What you will do » Provide an exact copy of the data, excluding the images.

+ + + + + + +

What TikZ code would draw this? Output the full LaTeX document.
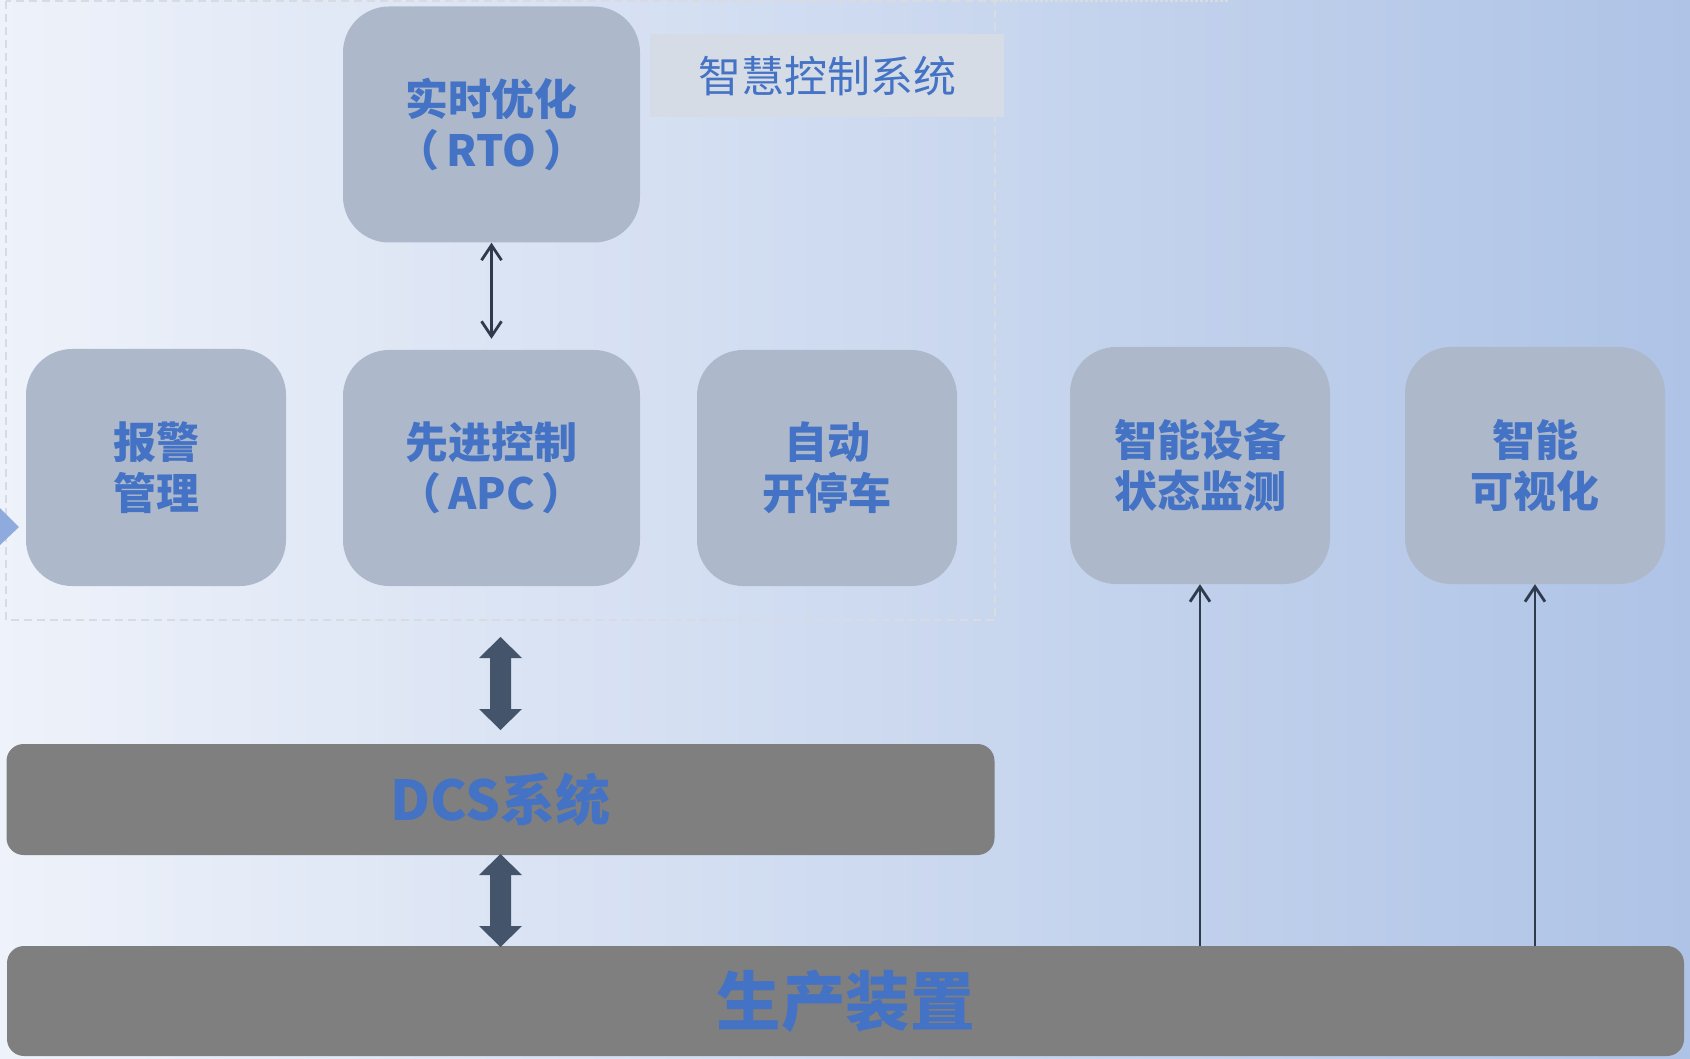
\documentclass[tikz,border=0pt]{standalone}
\usepackage{fontspec}
\newfontfamily\cjk{Noto Sans CJK SC}
\usetikzlibrary{arrows.meta,calc}
\definecolor{bgl}{HTML}{EEF2FA}
\definecolor{bgr}{HTML}{AEC3E6}
\definecolor{boxfill}{HTML}{ADB9CB}
\definecolor{tblue}{HTML}{4472C4}
\definecolor{bargray}{HTML}{7F7F7F}
\definecolor{bigarr}{HTML}{44546A}
\definecolor{thinarr}{HTML}{2F3B4C}
\definecolor{labfill}{HTML}{D5DCE6}
\definecolor{dashgray}{HTML}{D8DBE2}
\definecolor{tri}{HTML}{8FAADC}
\newcommand\dblarrow[3]{% x, ytop, ybot
  \fill[bigarr] (#1,#2) -- ++(21.5,21) -- ++(-11,0) |- ($(#1,#3)+(10.5,-21)$) -- ++(11,0) -- (#1,#3) -- ++(-21.5,-21) -- ++(11,0) |- ($(#1,#2)+(-10.5,21)$) -- ++(-11,0) -- cycle;}
\newcommand\pgap{\hspace{7pt}}
\begin{document}
\begin{tikzpicture}[x=1pt,y=-1pt,
  box/.style={fill=boxfill, rounded corners=46pt, inner sep=0pt, text=tblue, align=center,
    font=\cjk\bfseries\fontsize{43}{51}\selectfont},
  bar/.style={fill=bargray, rounded corners=17pt, inner sep=0pt, text=tblue, font=\cjk\bfseries},
  thinarrow/.style={draw=thinarr, line width=2.8pt, >={Straight Barb[length=15pt,width=20pt]}},
  dashedborder/.style={draw=dashgray, line width=2.8pt, dash pattern=on 8pt off 5pt}]
\useasboundingbox (0,0) rectangle (1690,1059);
\shade[left color=bgl, right color=bgr] (0,0) rectangle (1690,1059);
% dashed frame of the smart control system
\draw[dashedborder] (6,1) rectangle (995,620);
\draw[draw=dashgray, line width=1.5pt, dash pattern=on 3pt off 2pt] (995,1) -- (1229,1);
% label
\node[fill=labfill, minimum width=354pt, minimum height=83pt, inner sep=0pt, text=tblue,
  font=\cjk\fontsize{43}{50}\selectfont] (lab) at (827,76) {智慧控制系统};
% boxes
\node[box, minimum width=297pt, minimum height=236pt] (rto) at (491.5,124.5) {实时优化\\（\pgap RTO\pgap ）};
\node[box, minimum width=260pt, minimum height=237pt] (alarm) at (156,467.5) {报警\\管理};
\node[box, minimum width=297pt, minimum height=236pt] (apc) at (491.5,468) {先进控制\\（\pgap APC\pgap ）};
\node[box, minimum width=260pt, minimum height=236pt] (auto) at (827,468) {自动\\开停车};
\node[box, minimum width=260pt, minimum height=237pt] (sdm) at (1200,465.5) {智能设备\\状态监测};
\node[box, minimum width=260pt, minimum height=237pt] (viz) at (1535,465.5) {智能\\可视化};
% bars
\node[bar, minimum width=988pt, minimum height=111pt, font=\cjk\bfseries\fontsize{55}{62}\selectfont] (dcs) at (500.5,799.5) {DCS系统};
\node[bar, minimum width=1677pt, minimum height=110pt, font=\cjk\bfseries\fontsize{64.5}{72}\selectfont] (prod) at (845.5,1001) {生产装置};
% left marker
\fill[tri] (0,508) -- (19,527) -- (0,545) -- cycle;
% thin arrows
\draw[thinarrow, <->, shorten >=11pt] (rto.south) -- (apc.north);
\draw[thinarrow, ->] (prod.north -| sdm.south) -- (sdm.south);
\draw[thinarrow, ->] (prod.north -| viz.south) -- (viz.south);
% big double arrows
\dblarrow{500.5}{637}{730}
\dblarrow{500.5}{854}{947}
\end{tikzpicture}
\end{document}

+ + + + + + +

Exercise solution »
What TikZ code would draw this? Output the full LaTeX document.
\documentclass[tikz,border=0pt]{standalone}
\usepackage{fontspec}
\newfontfamily\cjk{Noto Sans CJK SC}
\usetikzlibrary{arrows.meta,calc}
\definecolor{bgl}{HTML}{EEF2FA}
\definecolor{bgr}{HTML}{AEC3E6}
\definecolor{boxfill}{HTML}{ADB9CB}
\definecolor{tblue}{HTML}{4472C4}
\definecolor{bargray}{HTML}{7F7F7F}
\definecolor{bigarr}{HTML}{44546A}
\definecolor{thinarr}{HTML}{2F3B4C}
\definecolor{labfill}{HTML}{D5DCE6}
\definecolor{dashgray}{HTML}{D8DBE2}
\definecolor{tri}{HTML}{8FAADC}
\newcommand\dblarrow[3]{% x, ytop, ybot
  \fill[bigarr] (#1,#2) -- ++(21.5,21) -- ++(-11,0) |- ($(#1,#3)+(10.5,-21)$) -- ++(11,0) -- (#1,#3) -- ++(-21.5,-21) -- ++(11,0) |- ($(#1,#2)+(-10.5,21)$) -- ++(-11,0) -- cycle;}
\newcommand\pgap{\hspace{7pt}}
\begin{document}
\begin{tikzpicture}[x=1pt,y=-1pt,
  box/.style={fill=boxfill, rounded corners=46pt, inner sep=0pt, text=tblue, align=center,
    font=\cjk\bfseries\fontsize{43}{51}\selectfont},
  bar/.style={fill=bargray, rounded corners=17pt, inner sep=0pt, text=tblue, font=\cjk\bfseries},
  thinarrow/.style={draw=thinarr, line width=2.8pt, >={Straight Barb[length=15pt,width=20pt]}},
  dashedborder/.style={draw=dashgray, line width=2.8pt, dash pattern=on 8pt off 5pt}]
\useasboundingbox (0,0) rectangle (1690,1059);
\shade[left color=bgl, right color=bgr] (0,0) rectangle (1690,1059);
% dashed frame of the smart control system
\draw[dashedborder] (6,1) rectangle (995,620);
\draw[draw=dashgray, line width=1.5pt, dash pattern=on 3pt off 2pt] (995,1) -- (1229,1);
% label
\node[fill=labfill, minimum width=354pt, minimum height=83pt, inner sep=0pt, text=tblue,
  font=\cjk\fontsize{43}{50}\selectfont] (lab) at (827,76) {智慧控制系统};
% boxes
\node[box, minimum width=297pt, minimum height=236pt] (rto) at (491.5,124.5) {实时优化\\（\pgap RTO\pgap ）};
\node[box, minimum width=260pt, minimum height=237pt] (alarm) at (156,467.5) {报警\\管理};
\node[box, minimum width=297pt, minimum height=236pt] (apc) at (491.5,468) {先进控制\\（\pgap APC\pgap ）};
\node[box, minimum width=260pt, minimum height=236pt] (auto) at (827,468) {自动\\开停车};
\node[box, minimum width=260pt, minimum height=237pt] (sdm) at (1200,465.5) {智能设备\\状态监测};
\node[box, minimum width=260pt, minimum height=237pt] (viz) at (1535,465.5) {智能\\可视化};
% bars
\node[bar, minimum width=988pt, minimum height=111pt, font=\cjk\bfseries\fontsize{55}{62}\selectfont] (dcs) at (500.5,799.5) {DCS系统};
\node[bar, minimum width=1677pt, minimum height=110pt, font=\cjk\bfseries\fontsize{64.5}{72}\selectfont] (prod) at (845.5,1001) {生产装置};
% left marker
\fill[tri] (0,508) -- (19,527) -- (0,545) -- cycle;
% thin arrows
\draw[thinarrow, <->, shorten >=11pt] (rto.south) -- (apc.north);
\draw[thinarrow, ->] (prod.north -| sdm.south) -- (sdm.south);
\draw[thinarrow, ->] (prod.north -| viz.south) -- (viz.south);
% big double arrows
\dblarrow{500.5}{637}{730}
\dblarrow{500.5}{854}{947}
\end{tikzpicture}
\end{document}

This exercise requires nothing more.